Union's proposal calls for local, grass roots control over schools and gives instructors more breathing room to formulate curricula.
By Howard Blume, Los Angeles Times Staff Writer
December 3, 2007
These are among the ideas a delegation of teachers and their union officers are urging L.A. schools Supt. David L. Brewer to include in the school reform plan he will present to the school board Tuesday.
If Brewer passes on the delegation's proposals, the union can go directly to the seven-member Board of Education. Employee unions recently have had success in getting the board to overrule the superintendent on health benefits for some part-time workers and on school staffing.
At stake now is the Los Angeles Unified School District's effort to turn around its 34 most troubled middle and high schools. The data suggests the urgency: As many as three-quarters of the students in these "high priority schools" scored well below grade level across multiple subjects on last year's California Standards Tests.

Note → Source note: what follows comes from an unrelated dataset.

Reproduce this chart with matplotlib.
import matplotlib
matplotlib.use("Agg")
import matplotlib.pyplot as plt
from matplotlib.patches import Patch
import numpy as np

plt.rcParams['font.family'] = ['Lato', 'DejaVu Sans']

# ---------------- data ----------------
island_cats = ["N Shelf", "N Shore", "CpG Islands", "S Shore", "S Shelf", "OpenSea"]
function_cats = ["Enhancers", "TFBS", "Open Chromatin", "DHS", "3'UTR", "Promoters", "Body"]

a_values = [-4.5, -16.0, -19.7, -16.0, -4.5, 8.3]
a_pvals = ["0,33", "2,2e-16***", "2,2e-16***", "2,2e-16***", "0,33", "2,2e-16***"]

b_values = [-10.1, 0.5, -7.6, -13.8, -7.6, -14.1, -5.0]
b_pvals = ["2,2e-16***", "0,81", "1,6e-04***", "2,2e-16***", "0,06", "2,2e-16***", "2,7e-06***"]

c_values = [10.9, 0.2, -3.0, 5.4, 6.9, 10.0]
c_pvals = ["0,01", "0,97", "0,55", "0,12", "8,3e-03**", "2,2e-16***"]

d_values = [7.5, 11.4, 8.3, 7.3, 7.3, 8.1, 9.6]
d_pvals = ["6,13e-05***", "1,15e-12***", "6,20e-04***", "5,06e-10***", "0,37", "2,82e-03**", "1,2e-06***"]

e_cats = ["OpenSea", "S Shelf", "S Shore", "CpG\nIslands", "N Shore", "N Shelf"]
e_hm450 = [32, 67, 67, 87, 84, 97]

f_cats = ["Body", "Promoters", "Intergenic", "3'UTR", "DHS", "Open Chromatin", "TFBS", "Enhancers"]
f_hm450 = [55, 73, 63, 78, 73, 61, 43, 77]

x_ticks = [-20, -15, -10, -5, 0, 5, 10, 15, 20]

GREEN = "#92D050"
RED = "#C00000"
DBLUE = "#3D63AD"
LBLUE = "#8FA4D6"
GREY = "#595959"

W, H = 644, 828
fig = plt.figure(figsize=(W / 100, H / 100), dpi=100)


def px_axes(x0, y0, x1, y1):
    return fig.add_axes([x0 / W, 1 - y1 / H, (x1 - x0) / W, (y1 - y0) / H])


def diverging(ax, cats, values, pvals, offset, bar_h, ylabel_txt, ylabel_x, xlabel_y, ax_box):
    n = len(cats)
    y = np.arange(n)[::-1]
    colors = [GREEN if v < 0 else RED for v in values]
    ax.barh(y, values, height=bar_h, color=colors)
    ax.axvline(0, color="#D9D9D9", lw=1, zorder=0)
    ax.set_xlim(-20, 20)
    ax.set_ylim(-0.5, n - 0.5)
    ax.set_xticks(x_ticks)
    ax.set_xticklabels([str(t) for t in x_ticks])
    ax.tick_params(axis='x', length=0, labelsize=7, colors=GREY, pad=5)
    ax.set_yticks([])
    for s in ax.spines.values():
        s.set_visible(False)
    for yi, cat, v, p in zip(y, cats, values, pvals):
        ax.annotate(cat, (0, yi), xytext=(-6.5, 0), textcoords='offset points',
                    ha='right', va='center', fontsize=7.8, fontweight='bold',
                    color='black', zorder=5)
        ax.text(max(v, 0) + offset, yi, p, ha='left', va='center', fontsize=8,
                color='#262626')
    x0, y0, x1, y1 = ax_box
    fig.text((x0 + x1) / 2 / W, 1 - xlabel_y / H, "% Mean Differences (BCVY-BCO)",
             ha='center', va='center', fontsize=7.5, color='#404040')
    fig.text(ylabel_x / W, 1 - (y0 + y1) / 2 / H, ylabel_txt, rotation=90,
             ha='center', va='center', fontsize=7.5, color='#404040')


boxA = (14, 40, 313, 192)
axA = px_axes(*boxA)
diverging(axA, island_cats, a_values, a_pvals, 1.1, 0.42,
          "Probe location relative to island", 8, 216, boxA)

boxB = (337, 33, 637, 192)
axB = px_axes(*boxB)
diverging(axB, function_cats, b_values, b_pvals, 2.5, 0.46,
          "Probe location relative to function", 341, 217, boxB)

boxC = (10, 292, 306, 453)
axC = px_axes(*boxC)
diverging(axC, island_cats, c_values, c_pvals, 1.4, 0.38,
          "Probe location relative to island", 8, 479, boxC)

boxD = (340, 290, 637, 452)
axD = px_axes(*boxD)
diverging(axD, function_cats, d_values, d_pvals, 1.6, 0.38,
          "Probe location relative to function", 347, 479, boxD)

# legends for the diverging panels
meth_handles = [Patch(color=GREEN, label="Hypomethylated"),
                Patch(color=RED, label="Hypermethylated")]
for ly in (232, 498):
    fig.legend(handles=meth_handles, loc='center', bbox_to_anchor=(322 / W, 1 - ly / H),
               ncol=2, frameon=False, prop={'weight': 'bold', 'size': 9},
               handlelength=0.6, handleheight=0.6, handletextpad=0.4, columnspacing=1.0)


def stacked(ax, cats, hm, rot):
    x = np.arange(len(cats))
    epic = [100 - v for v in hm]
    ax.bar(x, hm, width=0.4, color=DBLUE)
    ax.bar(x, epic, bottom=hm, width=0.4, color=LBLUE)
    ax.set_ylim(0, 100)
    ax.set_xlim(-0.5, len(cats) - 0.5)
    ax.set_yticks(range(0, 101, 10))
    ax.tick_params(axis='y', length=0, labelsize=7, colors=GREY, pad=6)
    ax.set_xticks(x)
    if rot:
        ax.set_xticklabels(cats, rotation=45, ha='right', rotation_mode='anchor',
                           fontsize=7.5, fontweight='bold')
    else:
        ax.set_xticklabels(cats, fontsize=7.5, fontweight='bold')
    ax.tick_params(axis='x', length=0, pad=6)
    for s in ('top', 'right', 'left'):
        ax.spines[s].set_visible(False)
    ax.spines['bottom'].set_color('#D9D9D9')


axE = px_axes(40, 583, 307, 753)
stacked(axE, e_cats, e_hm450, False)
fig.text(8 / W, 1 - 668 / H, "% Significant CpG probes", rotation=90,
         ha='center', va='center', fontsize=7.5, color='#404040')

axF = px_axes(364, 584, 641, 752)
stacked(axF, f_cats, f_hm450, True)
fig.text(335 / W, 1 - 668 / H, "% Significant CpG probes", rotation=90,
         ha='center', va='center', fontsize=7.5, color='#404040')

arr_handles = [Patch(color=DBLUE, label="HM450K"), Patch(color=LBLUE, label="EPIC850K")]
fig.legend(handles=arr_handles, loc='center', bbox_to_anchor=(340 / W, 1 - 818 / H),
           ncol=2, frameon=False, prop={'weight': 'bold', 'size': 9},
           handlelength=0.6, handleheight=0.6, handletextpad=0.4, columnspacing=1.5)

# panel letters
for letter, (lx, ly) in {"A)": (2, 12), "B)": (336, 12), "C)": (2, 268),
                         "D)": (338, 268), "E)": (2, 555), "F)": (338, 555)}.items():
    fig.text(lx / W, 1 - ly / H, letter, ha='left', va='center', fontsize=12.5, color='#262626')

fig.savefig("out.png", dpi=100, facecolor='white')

Whatever remedy emerges is likely to become a blueprint for widespread reform efforts. Brewer and his team are working on their 11th draft; the drafts have evolved significantly since September because of resistance inside and outside the school system.

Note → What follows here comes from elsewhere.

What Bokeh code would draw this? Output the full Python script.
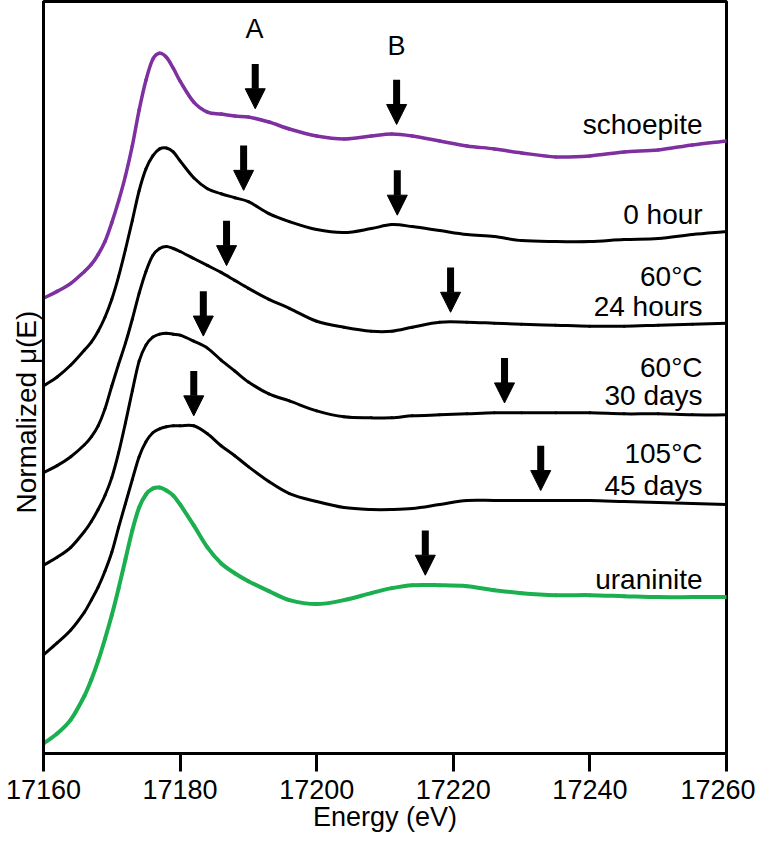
import numpy as np
from bokeh.plotting import figure
from bokeh.models import Range1d, Arrow, NormalHead, ColumnDataSource, FixedTicker, Title
from bokeh.embed import file_html
from bokeh.resources import INLINE
from bokeh.core.properties import value

# Energy grid (eV)
energy = [17160, 17162, 17164, 17166, 17167, 17168, 17169, 17170, 17171, 17172,
          17173, 17174, 17175, 17176, 17177, 17178, 17179, 17180, 17182, 17184,
          17186, 17188, 17190, 17193, 17196, 17200, 17204, 17208, 17211, 17214,
          17218, 17222, 17226, 17230, 17235, 17240, 17245, 17250, 17255, 17260]

# Offset-stacked normalized mu(E) (arbitrary stacked units)
schoepite = [457, 464, 472, 484, 491, 501, 514, 533, 555, 580,
             610, 646, 676, 697, 703, 699, 688, 675, 654, 644,
             642, 640, 639, 634, 627, 620, 617, 620, 622, 620,
             615, 610, 607, 603, 599, 600, 604, 606, 611, 615]
hour_0 = [369, 378, 390, 405, 413, 424, 438, 456, 479, 506,
          535, 565, 587, 600, 607, 608, 604, 595, 578, 567,
          562, 558, 554, 542, 534, 526, 523, 527, 531, 529,
          525, 521, 519, 515, 514, 514, 516, 517, 521, 524]
c60_24h = [282, 289, 298, 310, 318, 329, 346, 369, 391, 412,
           436, 462, 484, 500, 507, 509, 507, 504, 497, 490,
           483, 475, 467, 456, 447, 434, 428, 424, 424, 428,
           433, 433, 432, 431, 430, 429, 429, 430, 431, 432]
c60_30d = [189, 197, 207, 223, 233, 245, 259, 277, 302, 332,
           364, 394, 410, 418, 421, 422, 421, 420, 414, 407,
           395, 384, 373, 361, 354, 344, 338, 337, 337, 339,
           340, 341, 342, 342, 342, 342, 341, 341, 340, 340]
c105_45d = [99, 111, 124, 142, 154, 167, 183, 202, 227, 251,
            275, 298, 313, 322, 326, 328, 329, 329, 329, 321,
            309, 299, 288, 273, 261, 253, 247, 245, 245, 246,
            250, 254, 254, 254, 254, 254, 253, 252, 251, 250]
uraninite = [10, 20, 34, 58, 74, 93, 115, 139, 166, 195,
             224, 247, 260, 266, 267, 264, 259, 250, 229, 207,
             191, 181, 173, 163, 154, 150, 154, 161, 166, 169,
             169, 168, 164, 161, 159, 159, 158, 157, 157, 157]

x_ticks = [17160, 17180, 17200, 17220, 17240, 17260]

# Feature arrows (A and B features)
arrow_series = ["schoepite", "schoepite", "hour_0", "hour_0", "c60_24h", "c60_24h",
                "c60_30d", "c60_30d", "c105_45d", "c105_45d", "uraninite"]
arrow_energy = [17191.0, 17211.7, 17189.3, 17211.8, 17186.8, 17219.6,
                17183.4, 17227.5, 17182.0, 17232.8, 17215.9]

feature_letters = ["A", "B"]
feature_energy = [17190.9, 17211.7]

label_lines = ["schoepite", "0 hour", "60°C", "24 hours", "60°C", "30 days",
               "105°C", "45 days", "uraninite"]

series = {"schoepite": schoepite, "hour_0": hour_0, "c60_24h": c60_24h,
          "c60_30d": c60_30d, "c105_45d": c105_45d, "uraninite": uraninite}

FONT = "Liberation Sans"

p = figure(width=755, height=834, x_range=Range1d(17160, 17260), y_range=Range1d(0, 755),
           output_backend="svg", toolbar_location=None,
           min_border_left=43, min_border_right=29, min_border_top=1, min_border_bottom=60,
           x_axis_label="Energy (eV)")

p.xgrid.visible = False
p.ygrid.visible = False
p.outline_line_color = "black"
p.outline_line_width = 3
p.background_fill_color = "white"
p.border_fill_color = "white"

xa = p.xaxis[0]
xa.ticker = FixedTicker(ticks=x_ticks)
xa.minor_tick_line_color = None
xa.major_tick_in = 0
xa.major_tick_out = 18
xa.major_tick_line_width = 3
xa.axis_line_width = 3
xa.major_label_standoff = 8
xa.major_label_text_font = FONT
xa.major_label_text_font_size = "27px"
xa.major_label_text_color = "black"
xa.axis_label_text_font = FONT
xa.axis_label_text_font_size = "27px"
xa.axis_label_text_font_style = "normal"
xa.axis_label_text_color = "black"
xa.axis_label_standoff = 0

ya = p.yaxis[0]
ya.ticker = FixedTicker(ticks=[])
ya.minor_tick_line_color = None
ya.major_tick_in = 0
ya.major_tick_out = 0
ya.major_label_standoff = 0
ya.axis_line_width = 3

# y-axis title, placed as a side title so it can be nudged along the axis
p.add_layout(Title(text="Normalized μ(E)", align="left", offset=240, standoff=4,
                   text_font=FONT, text_font_size="28px", text_font_style="normal",
                   text_color="black"), "left")


def smooth_line(xs, ys, color, width):
    """Draw a smooth (cubic Hermite) curve through the read points with bezier segments."""
    x = np.asarray(xs, dtype=float)
    y = np.asarray(ys, dtype=float)
    m = np.empty_like(y)
    m[1:-1] = (y[2:] - y[:-2]) / (x[2:] - x[:-2])
    m[0] = (y[1] - y[0]) / (x[1] - x[0])
    m[-1] = (y[-1] - y[-2]) / (x[-1] - x[-2])
    h = x[1:] - x[:-1]
    p.bezier(x0=x[:-1], y0=y[:-1], x1=x[1:], y1=y[1:],
             cx0=x[:-1] + h / 3, cy0=y[:-1] + m[:-1] * h / 3,
             cx1=x[1:] - h / 3, cy1=y[1:] - m[1:] * h / 3,
             line_color=color, line_width=width, line_cap="round")


smooth_line(energy, schoepite, "#7E2FA0", 3.5)
smooth_line(energy, hour_0, "black", 3)
smooth_line(energy, c60_24h, "black", 3)
smooth_line(energy, c60_30d, "black", 3)
smooth_line(energy, c105_45d, "black", 3)
smooth_line(energy, uraninite, "#1BAF50", 4)

# arrows: tip a little above the curve at the feature energy
gap = 10
length = 45
tips = [float(np.interp(e, energy, series[s])) + gap for s, e in zip(arrow_series, arrow_energy)]
asrc = ColumnDataSource(dict(x=arrow_energy, y0=[t + length for t in tips], y1=tips))
p.add_layout(Arrow(end=NormalHead(size=20, fill_color="black", line_color="black", line_width=1),
                   x_start="x", y_start="y0", x_end="x", y_end="y1",
                   line_width=7, line_color="black", source=asrc))

# curve labels (right aligned)
label_heights = [632, 541, 479, 449, 388, 359, 301, 269, 175]
p.text(x=[17256.5] * len(label_lines), y=label_heights, text=label_lines,
       text_align="right", text_baseline="alphabetic",
       text_font=value(FONT), text_font_size="28px", text_color="black")

# feature letters
p.text(x=feature_energy, y=[727, 710], text=feature_letters,
       text_align="center", text_baseline="alphabetic",
       text_font=value(FONT), text_font_size="27px", text_color="black")

open("out.html", "w").write(file_html(p, INLINE))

At a meeting Friday between the district and the delegation from the United Teachers Los Angeles, union leaders were pointedly clear about what they want -- local, grass roots control over schools.
"This is what we think makes for a good education," said Joel Jordan, the union's director of special projects, who took part in the meeting. "We don't want to continue what hasn't worked and has demoralized teachers and students."
Rhetorically, Brewer has endorsed local control, but elements of his proposal cut both ways.
The separate plans of the union and the superintendent, as well as a "Schoolhouse" framework offered in January by Mayor Antonio Villaraigosa, all cobble together widely accepted strategies, such as smaller classes and schools, and better teacher training.